**Task to complete**
Quote only the lines from the top of the listing below down to and including the line with "Serif, Times New".

**Supplied information**
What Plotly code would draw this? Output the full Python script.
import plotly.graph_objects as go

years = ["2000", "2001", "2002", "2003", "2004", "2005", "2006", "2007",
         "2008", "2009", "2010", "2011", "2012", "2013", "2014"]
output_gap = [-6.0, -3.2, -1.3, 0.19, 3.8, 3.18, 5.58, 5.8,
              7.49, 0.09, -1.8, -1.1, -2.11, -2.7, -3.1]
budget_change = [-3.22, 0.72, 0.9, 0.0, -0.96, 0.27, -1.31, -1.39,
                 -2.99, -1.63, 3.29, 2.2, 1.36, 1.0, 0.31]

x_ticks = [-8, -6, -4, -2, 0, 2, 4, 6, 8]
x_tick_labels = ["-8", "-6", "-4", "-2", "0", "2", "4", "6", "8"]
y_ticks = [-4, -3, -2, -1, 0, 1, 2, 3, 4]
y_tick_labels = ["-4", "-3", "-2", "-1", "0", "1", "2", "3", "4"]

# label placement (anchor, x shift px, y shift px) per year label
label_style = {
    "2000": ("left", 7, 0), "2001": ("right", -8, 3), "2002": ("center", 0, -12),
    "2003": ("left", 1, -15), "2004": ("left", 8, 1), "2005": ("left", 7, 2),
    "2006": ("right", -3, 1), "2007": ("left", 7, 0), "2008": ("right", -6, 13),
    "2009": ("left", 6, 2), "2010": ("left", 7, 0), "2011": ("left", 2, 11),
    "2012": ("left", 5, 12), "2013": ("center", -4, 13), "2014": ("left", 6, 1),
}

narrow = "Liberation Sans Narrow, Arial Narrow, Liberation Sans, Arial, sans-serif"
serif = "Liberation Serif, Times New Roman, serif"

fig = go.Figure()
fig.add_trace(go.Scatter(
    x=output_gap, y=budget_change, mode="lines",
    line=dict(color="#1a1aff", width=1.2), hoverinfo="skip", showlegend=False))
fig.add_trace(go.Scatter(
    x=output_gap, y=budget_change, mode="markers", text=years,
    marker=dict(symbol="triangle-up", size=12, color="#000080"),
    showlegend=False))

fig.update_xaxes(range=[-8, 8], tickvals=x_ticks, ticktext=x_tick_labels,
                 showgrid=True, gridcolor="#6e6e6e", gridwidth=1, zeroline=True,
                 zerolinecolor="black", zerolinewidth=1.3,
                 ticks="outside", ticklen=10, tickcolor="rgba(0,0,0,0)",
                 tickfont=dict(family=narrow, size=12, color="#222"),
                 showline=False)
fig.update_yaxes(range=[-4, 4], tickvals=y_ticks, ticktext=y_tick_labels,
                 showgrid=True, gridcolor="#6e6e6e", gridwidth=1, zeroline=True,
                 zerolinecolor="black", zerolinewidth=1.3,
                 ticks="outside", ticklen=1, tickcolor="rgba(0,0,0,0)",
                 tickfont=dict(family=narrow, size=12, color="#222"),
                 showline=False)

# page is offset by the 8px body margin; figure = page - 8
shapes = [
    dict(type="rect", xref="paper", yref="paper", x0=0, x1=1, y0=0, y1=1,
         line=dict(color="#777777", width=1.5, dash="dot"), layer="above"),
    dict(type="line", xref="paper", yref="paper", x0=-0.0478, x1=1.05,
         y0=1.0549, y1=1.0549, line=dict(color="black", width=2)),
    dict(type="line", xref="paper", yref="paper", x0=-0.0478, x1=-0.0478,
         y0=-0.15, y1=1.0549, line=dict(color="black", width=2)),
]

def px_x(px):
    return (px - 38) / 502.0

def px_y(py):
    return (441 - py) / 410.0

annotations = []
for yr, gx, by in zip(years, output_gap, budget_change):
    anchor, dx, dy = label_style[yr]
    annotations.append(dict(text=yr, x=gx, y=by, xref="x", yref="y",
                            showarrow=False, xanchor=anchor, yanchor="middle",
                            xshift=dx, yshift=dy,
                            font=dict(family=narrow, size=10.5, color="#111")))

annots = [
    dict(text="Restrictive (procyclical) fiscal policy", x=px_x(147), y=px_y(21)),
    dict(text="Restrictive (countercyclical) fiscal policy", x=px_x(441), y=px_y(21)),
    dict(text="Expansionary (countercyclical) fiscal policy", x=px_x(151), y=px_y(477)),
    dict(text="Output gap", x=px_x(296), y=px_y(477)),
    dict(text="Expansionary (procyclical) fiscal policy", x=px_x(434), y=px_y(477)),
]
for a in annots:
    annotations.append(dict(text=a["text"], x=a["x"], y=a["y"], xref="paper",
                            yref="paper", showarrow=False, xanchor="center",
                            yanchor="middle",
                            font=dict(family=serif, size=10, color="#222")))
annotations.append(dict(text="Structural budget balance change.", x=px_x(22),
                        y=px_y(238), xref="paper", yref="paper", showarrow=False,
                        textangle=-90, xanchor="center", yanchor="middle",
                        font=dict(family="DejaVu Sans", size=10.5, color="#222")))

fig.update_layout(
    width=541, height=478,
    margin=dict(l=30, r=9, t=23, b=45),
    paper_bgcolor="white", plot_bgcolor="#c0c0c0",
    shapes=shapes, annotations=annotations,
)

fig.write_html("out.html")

**Result of the task**
What Plotly code would draw this? Output the full Python script.
import plotly.graph_objects as go

years = ["2000", "2001", "2002", "2003", "2004", "2005", "2006", "2007",
         "2008", "2009", "2010", "2011", "2012", "2013", "2014"]
output_gap = [-6.0, -3.2, -1.3, 0.19, 3.8, 3.18, 5.58, 5.8,
              7.49, 0.09, -1.8, -1.1, -2.11, -2.7, -3.1]
budget_change = [-3.22, 0.72, 0.9, 0.0, -0.96, 0.27, -1.31, -1.39,
                 -2.99, -1.63, 3.29, 2.2, 1.36, 1.0, 0.31]

x_ticks = [-8, -6, -4, -2, 0, 2, 4, 6, 8]
x_tick_labels = ["-8", "-6", "-4", "-2", "0", "2", "4", "6", "8"]
y_ticks = [-4, -3, -2, -1, 0, 1, 2, 3, 4]
y_tick_labels = ["-4", "-3", "-2", "-1", "0", "1", "2", "3", "4"]

# label placement (anchor, x shift px, y shift px) per year label
label_style = {
    "2000": ("left", 7, 0), "2001": ("right", -8, 3), "2002": ("center", 0, -12),
    "2003": ("left", 1, -15), "2004": ("left", 8, 1), "2005": ("left", 7, 2),
    "2006": ("right", -3, 1), "2007": ("left", 7, 0), "2008": ("right", -6, 13),
    "2009": ("left", 6, 2), "2010": ("left", 7, 0), "2011": ("left", 2, 11),
    "2012": ("left", 5, 12), "2013": ("center", -4, 13), "2014": ("left", 6, 1),
}

narrow = "Liberation Sans Narrow, Arial Narrow, Liberation Sans, Arial, sans-serif"
serif = "Liberation Serif, Times New Roman, serif"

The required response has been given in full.